*OBJECTIVE*: In this exercise, print only the lines of the records below from the one with "Write a web" through the one with "26.2, 25.75, 25.6];", inclusive. Pictures are not part of the copy.

*SUPPLIED INFORMATION*:

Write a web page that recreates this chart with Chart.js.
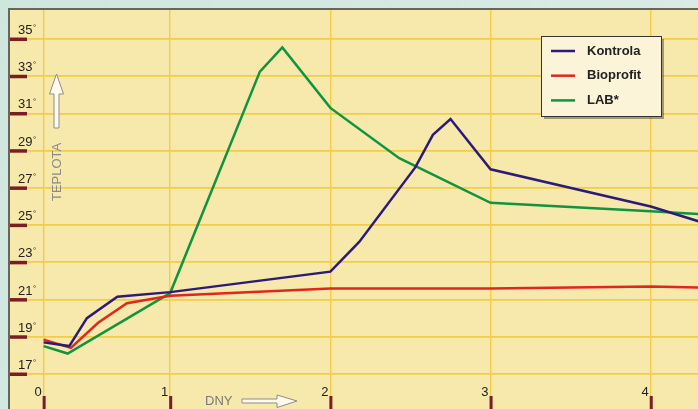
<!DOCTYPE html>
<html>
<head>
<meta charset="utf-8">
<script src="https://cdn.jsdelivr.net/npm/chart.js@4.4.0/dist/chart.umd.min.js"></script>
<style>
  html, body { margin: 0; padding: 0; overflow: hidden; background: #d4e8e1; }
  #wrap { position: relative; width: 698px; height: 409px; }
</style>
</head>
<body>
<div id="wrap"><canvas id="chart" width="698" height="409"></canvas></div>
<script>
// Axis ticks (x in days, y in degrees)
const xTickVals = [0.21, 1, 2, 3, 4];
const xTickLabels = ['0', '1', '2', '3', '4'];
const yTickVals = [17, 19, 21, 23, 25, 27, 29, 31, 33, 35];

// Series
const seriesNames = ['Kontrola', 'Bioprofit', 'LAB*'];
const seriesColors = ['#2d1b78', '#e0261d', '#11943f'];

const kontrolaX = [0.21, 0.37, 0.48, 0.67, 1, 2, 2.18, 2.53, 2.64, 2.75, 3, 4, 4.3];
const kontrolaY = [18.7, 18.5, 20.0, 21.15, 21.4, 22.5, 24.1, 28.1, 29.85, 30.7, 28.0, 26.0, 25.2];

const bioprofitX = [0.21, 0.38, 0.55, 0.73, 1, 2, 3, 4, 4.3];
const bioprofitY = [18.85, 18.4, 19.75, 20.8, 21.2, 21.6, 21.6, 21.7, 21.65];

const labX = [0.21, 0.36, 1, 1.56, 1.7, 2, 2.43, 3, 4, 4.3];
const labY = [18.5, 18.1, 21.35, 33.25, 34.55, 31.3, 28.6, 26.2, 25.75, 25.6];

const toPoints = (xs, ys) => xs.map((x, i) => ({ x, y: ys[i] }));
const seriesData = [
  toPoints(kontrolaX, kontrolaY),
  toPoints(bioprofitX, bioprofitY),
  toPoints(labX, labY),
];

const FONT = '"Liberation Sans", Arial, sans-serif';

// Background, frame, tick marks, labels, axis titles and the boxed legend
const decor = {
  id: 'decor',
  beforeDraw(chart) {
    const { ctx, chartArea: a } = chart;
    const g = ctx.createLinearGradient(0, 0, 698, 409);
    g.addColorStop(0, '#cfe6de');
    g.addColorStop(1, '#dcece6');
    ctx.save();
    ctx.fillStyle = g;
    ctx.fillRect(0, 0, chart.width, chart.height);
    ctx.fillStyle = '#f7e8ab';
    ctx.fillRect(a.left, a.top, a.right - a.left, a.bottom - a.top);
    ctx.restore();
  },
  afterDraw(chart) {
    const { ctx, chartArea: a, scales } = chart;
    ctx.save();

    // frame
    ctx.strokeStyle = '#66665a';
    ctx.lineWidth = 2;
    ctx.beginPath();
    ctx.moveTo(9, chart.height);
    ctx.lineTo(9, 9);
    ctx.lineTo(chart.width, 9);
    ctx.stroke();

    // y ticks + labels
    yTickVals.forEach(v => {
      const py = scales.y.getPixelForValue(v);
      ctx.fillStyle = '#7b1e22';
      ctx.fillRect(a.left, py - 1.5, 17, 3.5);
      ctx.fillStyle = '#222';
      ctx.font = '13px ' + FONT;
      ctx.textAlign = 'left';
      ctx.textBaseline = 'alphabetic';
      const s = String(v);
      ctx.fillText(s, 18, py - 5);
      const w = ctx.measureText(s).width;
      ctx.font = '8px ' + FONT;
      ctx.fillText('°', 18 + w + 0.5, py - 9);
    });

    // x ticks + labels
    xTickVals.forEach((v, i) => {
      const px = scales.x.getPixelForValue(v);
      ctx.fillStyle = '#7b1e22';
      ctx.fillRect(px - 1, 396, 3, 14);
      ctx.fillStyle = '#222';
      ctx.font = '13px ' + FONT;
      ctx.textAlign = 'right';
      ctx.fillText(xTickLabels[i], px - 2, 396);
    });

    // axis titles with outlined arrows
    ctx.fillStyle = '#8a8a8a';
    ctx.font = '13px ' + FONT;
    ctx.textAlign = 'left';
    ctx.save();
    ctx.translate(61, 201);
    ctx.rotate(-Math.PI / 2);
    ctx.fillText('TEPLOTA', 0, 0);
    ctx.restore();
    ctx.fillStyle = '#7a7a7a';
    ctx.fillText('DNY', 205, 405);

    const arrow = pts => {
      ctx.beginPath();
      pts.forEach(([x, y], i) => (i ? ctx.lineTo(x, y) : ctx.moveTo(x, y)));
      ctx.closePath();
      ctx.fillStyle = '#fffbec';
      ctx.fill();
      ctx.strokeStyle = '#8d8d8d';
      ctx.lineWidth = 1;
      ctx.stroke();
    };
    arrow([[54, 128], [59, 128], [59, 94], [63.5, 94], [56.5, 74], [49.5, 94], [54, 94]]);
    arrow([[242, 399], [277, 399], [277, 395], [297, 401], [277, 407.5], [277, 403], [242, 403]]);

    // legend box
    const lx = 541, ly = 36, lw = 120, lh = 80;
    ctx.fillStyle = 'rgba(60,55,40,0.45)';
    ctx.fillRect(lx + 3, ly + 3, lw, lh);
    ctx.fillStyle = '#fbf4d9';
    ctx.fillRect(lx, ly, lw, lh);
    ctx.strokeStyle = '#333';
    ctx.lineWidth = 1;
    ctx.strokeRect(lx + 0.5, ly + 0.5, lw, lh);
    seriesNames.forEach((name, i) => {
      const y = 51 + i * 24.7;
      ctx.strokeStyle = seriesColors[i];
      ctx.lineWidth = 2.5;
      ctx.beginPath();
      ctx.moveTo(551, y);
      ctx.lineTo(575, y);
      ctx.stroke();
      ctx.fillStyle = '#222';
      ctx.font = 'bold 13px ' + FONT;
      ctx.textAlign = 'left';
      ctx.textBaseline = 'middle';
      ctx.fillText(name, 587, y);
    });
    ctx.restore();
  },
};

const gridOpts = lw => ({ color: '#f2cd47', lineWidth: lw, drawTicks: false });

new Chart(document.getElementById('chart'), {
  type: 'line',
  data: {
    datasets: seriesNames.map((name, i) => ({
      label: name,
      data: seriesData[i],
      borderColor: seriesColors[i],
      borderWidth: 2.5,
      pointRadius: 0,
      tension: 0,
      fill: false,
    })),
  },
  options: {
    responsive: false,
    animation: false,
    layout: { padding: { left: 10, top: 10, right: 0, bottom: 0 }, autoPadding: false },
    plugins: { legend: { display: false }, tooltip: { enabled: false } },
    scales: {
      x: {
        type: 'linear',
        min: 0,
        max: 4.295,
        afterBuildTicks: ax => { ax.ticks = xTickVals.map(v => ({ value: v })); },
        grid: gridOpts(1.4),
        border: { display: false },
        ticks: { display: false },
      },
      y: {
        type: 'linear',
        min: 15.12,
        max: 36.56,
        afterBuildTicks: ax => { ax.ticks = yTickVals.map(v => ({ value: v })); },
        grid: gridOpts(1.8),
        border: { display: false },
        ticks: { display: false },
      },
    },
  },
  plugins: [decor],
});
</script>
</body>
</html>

==

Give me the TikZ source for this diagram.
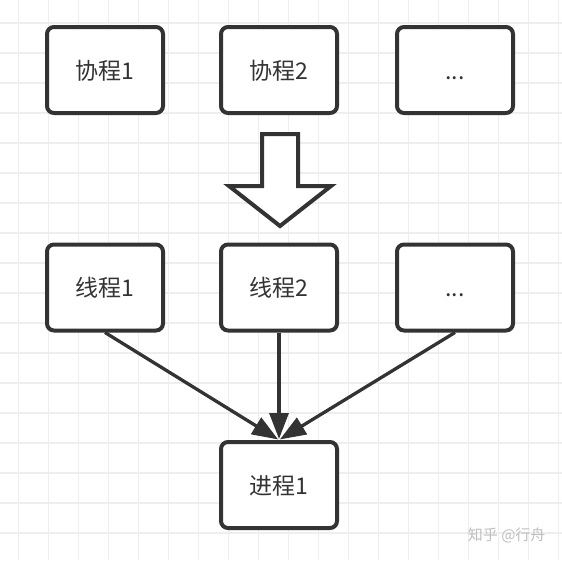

*IN RESPONSE*:
Write a web page that recreates this chart with Chart.js.
<!DOCTYPE html>
<html>
<head>
<meta charset="utf-8">
<script src="https://cdn.jsdelivr.net/npm/chart.js@4.4.0/dist/chart.umd.min.js"></script>
<style>
  html, body { margin: 0; padding: 0; overflow: hidden; background: #d4e8e1; }
  #wrap { position: relative; width: 698px; height: 409px; }
</style>
</head>
<body>
<div id="wrap"><canvas id="chart" width="698" height="409"></canvas></div>
<script>
// Axis ticks (x in days, y in degrees)
const xTickVals = [0.21, 1, 2, 3, 4];
const xTickLabels = ['0', '1', '2', '3', '4'];
const yTickVals = [17, 19, 21, 23, 25, 27, 29, 31, 33, 35];

// Series
const seriesNames = ['Kontrola', 'Bioprofit', 'LAB*'];
const seriesColors = ['#2d1b78', '#e0261d', '#11943f'];

const kontrolaX = [0.21, 0.37, 0.48, 0.67, 1, 2, 2.18, 2.53, 2.64, 2.75, 3, 4, 4.3];
const kontrolaY = [18.7, 18.5, 20.0, 21.15, 21.4, 22.5, 24.1, 28.1, 29.85, 30.7, 28.0, 26.0, 25.2];

const bioprofitX = [0.21, 0.38, 0.55, 0.73, 1, 2, 3, 4, 4.3];
const bioprofitY = [18.85, 18.4, 19.75, 20.8, 21.2, 21.6, 21.6, 21.7, 21.65];

const labX = [0.21, 0.36, 1, 1.56, 1.7, 2, 2.43, 3, 4, 4.3];
const labY = [18.5, 18.1, 21.35, 33.25, 34.55, 31.3, 28.6, 26.2, 25.75, 25.6];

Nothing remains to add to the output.